* **EXERCISE INSTRUCTIONS**
Below, find the line containing "Output the component" and the line containing "const calyptratusBForce = [70.5, 93.5, 90, 87.3, 97.5, 100]"; reproduce exactly those two and every line between them, omitting pictures.

(Records with drawing code)
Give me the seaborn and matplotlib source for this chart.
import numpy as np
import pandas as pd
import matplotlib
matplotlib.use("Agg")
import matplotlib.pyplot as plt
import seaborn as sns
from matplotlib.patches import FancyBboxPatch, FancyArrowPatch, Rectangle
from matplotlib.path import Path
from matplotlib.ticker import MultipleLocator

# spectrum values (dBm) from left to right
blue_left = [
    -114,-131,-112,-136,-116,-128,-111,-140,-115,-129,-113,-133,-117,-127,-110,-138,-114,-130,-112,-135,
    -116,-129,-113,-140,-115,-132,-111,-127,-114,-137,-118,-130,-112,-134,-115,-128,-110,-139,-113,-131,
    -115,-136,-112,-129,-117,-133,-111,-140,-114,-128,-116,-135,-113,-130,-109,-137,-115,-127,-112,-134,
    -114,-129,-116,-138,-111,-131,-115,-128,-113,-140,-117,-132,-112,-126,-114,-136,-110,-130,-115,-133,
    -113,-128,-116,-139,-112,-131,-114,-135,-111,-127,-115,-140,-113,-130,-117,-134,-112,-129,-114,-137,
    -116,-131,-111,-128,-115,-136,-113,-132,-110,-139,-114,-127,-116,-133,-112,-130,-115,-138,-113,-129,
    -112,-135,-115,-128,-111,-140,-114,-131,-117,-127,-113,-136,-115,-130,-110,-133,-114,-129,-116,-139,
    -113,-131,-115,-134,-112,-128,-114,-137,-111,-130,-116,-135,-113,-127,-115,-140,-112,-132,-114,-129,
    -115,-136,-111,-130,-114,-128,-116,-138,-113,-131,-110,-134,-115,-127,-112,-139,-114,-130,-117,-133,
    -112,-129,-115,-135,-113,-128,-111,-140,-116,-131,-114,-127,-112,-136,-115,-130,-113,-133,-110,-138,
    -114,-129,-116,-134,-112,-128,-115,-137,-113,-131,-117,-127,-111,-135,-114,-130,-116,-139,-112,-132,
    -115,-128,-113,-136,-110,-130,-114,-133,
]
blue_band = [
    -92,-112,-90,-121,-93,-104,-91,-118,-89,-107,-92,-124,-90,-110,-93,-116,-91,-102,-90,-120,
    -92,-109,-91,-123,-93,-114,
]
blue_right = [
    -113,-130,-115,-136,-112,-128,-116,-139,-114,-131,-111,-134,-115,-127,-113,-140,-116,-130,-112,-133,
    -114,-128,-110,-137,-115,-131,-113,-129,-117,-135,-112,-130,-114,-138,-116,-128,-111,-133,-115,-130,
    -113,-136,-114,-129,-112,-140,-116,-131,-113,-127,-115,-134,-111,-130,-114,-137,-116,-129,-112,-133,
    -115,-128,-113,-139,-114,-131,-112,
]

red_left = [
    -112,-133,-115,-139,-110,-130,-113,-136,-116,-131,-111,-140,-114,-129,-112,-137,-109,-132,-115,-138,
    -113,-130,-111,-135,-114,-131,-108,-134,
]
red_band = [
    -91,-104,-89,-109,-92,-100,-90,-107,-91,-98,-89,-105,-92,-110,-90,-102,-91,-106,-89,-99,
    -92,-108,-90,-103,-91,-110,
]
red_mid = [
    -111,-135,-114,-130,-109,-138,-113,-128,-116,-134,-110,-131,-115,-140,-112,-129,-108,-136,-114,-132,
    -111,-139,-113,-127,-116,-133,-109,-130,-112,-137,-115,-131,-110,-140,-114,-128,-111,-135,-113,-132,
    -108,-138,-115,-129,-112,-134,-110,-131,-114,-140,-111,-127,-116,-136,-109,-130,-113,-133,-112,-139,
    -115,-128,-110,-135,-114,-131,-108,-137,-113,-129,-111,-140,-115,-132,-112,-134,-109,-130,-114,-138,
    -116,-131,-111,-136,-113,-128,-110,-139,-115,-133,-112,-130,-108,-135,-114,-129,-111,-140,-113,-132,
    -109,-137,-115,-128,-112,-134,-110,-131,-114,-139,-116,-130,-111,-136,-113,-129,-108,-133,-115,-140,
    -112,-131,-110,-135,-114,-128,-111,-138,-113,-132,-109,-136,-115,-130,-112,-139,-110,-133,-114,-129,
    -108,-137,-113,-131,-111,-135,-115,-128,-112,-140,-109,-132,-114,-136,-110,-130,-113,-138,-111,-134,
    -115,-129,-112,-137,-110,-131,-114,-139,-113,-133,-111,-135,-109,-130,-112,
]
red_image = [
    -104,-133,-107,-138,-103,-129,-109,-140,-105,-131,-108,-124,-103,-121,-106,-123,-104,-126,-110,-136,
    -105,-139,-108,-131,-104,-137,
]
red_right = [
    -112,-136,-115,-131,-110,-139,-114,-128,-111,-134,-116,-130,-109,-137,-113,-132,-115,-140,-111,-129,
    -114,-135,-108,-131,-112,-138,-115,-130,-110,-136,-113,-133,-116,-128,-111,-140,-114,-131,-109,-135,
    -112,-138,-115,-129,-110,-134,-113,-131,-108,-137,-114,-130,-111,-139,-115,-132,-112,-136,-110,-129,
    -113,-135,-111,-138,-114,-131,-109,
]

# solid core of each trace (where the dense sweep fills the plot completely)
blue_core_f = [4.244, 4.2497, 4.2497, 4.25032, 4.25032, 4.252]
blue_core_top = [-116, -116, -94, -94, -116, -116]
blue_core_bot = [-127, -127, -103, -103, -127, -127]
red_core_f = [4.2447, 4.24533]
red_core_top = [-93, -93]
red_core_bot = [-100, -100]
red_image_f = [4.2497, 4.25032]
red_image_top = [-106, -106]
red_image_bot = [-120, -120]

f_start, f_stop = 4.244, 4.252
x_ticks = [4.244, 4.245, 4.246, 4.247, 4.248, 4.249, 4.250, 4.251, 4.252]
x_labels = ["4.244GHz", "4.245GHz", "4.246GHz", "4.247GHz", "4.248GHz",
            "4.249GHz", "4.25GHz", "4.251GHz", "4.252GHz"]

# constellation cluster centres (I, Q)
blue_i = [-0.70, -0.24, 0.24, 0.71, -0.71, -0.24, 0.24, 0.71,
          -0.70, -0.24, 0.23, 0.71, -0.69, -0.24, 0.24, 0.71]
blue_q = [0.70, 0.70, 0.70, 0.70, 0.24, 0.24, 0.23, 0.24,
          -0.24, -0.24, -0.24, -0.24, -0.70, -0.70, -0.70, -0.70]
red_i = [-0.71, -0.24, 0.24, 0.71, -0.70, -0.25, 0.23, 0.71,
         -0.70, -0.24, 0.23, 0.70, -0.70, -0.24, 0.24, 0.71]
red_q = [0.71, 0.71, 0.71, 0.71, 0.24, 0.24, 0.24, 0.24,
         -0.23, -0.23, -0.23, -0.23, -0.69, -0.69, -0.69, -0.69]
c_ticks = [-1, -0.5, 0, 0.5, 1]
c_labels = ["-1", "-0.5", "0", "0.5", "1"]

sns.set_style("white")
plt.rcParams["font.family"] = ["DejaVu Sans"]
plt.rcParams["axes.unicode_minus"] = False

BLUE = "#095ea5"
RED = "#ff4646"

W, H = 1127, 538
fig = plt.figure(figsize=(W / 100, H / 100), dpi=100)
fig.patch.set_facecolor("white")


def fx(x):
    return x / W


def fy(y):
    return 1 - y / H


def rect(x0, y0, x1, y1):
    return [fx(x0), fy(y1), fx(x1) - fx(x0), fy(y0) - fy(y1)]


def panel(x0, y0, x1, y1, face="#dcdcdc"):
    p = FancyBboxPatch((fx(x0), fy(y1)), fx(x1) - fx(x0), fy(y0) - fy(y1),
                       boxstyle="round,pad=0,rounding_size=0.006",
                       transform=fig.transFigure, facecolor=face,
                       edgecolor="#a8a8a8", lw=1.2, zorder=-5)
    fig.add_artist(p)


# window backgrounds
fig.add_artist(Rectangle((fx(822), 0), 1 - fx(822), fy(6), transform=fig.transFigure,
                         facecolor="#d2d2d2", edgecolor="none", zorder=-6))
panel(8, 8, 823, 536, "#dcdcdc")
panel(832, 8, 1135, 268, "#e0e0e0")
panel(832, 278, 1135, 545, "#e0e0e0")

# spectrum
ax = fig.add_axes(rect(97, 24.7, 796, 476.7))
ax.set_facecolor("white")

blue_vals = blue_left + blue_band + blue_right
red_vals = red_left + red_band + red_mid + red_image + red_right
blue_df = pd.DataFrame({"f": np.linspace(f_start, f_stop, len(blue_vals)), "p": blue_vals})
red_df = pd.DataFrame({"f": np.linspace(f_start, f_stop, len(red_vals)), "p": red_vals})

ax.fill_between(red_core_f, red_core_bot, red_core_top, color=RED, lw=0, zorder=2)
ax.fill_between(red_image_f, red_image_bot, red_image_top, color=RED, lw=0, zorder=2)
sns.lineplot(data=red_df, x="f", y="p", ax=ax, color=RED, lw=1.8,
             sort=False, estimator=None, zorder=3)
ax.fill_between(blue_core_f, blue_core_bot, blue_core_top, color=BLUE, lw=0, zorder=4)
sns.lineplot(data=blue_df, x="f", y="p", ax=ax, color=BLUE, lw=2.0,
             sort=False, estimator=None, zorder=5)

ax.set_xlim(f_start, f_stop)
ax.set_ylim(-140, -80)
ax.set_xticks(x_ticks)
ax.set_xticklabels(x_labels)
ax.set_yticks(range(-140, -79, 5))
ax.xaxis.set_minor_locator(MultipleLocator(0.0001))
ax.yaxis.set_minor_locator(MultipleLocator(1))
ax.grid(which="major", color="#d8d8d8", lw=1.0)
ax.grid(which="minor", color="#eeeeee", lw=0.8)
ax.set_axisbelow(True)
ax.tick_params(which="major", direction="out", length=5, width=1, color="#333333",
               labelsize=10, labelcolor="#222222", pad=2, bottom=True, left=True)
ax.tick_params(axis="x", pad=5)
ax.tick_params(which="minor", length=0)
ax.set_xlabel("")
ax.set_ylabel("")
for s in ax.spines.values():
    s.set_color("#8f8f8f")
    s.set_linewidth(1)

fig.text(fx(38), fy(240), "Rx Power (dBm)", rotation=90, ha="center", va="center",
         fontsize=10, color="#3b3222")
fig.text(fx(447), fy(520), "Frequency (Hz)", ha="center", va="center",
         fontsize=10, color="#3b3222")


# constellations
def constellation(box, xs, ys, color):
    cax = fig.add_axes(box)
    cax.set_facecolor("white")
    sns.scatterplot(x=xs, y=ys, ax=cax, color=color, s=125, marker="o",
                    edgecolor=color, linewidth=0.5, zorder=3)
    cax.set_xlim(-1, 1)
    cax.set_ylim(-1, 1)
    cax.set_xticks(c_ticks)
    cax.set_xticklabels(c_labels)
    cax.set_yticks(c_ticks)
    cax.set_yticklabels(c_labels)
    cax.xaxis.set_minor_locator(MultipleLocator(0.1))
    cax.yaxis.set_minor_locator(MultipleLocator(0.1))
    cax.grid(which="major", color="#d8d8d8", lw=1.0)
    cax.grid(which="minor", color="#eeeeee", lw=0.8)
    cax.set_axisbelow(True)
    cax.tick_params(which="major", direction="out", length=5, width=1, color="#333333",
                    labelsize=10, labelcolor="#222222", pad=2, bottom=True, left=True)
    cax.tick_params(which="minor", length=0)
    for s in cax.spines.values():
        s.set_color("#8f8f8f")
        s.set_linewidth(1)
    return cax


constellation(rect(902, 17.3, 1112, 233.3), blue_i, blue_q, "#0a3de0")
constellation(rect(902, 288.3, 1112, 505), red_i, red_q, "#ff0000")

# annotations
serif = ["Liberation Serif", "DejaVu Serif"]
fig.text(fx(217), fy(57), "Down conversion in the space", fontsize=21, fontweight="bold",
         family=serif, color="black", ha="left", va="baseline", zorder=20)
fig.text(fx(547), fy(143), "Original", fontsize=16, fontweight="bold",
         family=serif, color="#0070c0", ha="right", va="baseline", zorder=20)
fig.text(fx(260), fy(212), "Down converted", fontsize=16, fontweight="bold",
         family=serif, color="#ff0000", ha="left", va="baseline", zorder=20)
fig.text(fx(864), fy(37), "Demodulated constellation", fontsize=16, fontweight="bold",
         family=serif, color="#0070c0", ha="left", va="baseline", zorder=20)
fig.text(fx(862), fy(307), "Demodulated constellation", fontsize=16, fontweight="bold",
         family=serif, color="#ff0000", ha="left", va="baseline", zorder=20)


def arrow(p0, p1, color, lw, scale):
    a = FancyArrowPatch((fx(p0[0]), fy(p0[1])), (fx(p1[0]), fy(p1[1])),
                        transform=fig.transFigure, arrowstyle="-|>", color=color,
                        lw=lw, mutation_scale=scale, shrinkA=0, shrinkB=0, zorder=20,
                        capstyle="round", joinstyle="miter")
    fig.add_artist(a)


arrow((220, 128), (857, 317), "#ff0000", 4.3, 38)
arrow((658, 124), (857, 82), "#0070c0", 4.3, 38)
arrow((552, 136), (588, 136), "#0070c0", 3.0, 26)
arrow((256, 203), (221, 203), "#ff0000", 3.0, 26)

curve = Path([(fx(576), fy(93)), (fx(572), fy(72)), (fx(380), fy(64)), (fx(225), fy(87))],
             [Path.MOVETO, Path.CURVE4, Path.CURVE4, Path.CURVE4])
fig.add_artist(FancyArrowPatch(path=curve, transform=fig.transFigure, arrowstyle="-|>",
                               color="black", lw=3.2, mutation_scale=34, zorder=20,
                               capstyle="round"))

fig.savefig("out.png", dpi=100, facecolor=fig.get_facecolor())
--
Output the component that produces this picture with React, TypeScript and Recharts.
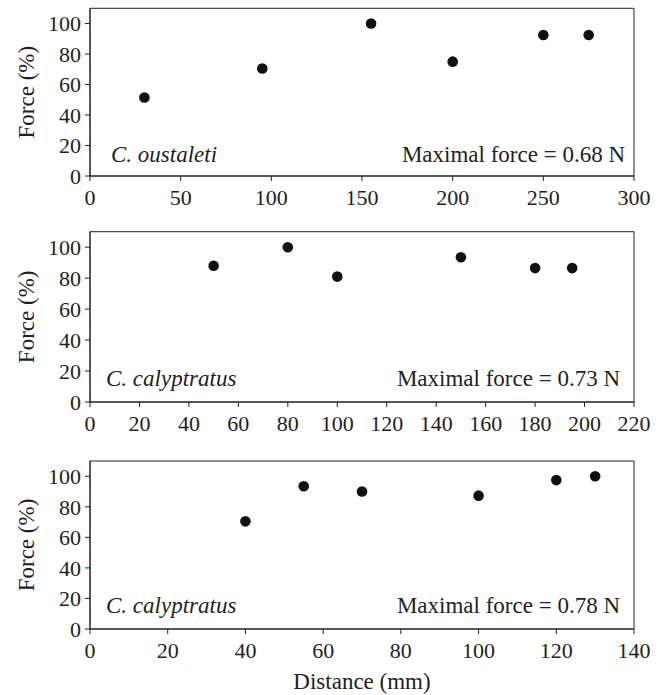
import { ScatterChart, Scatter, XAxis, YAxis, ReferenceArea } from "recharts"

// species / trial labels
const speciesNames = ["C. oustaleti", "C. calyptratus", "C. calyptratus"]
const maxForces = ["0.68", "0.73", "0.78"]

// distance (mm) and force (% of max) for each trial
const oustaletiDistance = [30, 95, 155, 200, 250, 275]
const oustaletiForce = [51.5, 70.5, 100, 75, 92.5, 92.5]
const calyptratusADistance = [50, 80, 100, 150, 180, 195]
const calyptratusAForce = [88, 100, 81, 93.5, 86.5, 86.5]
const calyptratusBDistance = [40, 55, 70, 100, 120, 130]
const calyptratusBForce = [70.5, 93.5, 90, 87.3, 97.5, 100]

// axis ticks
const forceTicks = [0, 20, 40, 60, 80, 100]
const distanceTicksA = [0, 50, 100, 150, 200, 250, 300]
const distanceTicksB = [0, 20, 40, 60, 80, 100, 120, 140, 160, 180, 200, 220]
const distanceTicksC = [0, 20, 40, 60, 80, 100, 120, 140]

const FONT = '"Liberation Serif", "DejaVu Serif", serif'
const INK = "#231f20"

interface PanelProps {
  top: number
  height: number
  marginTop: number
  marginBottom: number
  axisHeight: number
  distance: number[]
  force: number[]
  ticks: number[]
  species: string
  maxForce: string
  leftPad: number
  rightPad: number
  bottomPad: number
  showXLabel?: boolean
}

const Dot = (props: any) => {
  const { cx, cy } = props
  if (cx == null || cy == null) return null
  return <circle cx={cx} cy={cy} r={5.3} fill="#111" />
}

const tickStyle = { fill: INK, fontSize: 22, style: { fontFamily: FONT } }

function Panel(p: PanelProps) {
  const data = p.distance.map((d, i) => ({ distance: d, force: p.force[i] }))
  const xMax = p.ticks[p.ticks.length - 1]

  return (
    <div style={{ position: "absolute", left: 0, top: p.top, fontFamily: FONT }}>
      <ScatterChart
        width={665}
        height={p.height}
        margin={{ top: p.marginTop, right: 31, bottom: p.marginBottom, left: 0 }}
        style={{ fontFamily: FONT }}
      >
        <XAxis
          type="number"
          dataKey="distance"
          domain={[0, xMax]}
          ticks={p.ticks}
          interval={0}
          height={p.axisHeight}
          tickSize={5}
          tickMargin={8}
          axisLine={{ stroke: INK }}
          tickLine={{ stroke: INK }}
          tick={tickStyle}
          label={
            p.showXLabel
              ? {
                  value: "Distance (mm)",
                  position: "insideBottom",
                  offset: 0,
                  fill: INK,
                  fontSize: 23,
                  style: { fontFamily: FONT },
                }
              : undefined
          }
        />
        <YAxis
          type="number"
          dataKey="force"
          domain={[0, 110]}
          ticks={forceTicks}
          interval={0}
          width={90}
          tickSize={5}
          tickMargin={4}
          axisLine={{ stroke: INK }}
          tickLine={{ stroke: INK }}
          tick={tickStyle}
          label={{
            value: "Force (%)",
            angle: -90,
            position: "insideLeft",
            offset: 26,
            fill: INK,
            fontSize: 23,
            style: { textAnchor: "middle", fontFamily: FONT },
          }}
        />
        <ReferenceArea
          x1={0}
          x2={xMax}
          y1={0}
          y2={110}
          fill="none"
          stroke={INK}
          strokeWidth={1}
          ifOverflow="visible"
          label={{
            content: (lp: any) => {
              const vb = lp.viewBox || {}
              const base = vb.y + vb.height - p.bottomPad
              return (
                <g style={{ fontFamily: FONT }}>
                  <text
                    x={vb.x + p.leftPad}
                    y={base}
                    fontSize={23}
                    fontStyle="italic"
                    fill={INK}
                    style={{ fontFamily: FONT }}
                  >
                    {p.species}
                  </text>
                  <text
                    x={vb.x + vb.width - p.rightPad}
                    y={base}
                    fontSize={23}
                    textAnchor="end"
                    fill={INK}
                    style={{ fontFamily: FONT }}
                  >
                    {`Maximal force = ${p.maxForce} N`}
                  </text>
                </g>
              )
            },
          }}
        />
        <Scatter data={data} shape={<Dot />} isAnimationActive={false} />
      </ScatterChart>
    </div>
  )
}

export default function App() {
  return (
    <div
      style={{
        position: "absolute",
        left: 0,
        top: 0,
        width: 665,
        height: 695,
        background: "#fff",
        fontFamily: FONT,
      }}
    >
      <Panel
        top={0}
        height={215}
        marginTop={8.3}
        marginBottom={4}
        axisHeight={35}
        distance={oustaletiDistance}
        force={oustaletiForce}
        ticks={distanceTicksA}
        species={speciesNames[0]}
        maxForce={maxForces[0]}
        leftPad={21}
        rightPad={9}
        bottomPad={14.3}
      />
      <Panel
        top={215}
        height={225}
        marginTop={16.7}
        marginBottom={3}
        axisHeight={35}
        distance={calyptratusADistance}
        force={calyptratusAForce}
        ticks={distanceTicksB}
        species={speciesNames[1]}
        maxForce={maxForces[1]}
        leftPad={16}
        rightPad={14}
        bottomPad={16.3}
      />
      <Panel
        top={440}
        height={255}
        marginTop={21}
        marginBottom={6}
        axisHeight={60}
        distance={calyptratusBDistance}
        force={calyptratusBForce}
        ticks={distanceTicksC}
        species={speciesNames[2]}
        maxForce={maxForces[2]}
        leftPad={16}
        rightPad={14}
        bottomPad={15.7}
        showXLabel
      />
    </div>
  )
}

* **RESULT OF THIS EXERCISE**
Output the component that produces this picture with React, TypeScript and Recharts.
import { ScatterChart, Scatter, XAxis, YAxis, ReferenceArea } from "recharts"

// species / trial labels
const speciesNames = ["C. oustaleti", "C. calyptratus", "C. calyptratus"]
const maxForces = ["0.68", "0.73", "0.78"]

// distance (mm) and force (% of max) for each trial
const oustaletiDistance = [30, 95, 155, 200, 250, 275]
const oustaletiForce = [51.5, 70.5, 100, 75, 92.5, 92.5]
const calyptratusADistance = [50, 80, 100, 150, 180, 195]
const calyptratusAForce = [88, 100, 81, 93.5, 86.5, 86.5]
const calyptratusBDistance = [40, 55, 70, 100, 120, 130]
const calyptratusBForce = [70.5, 93.5, 90, 87.3, 97.5, 100]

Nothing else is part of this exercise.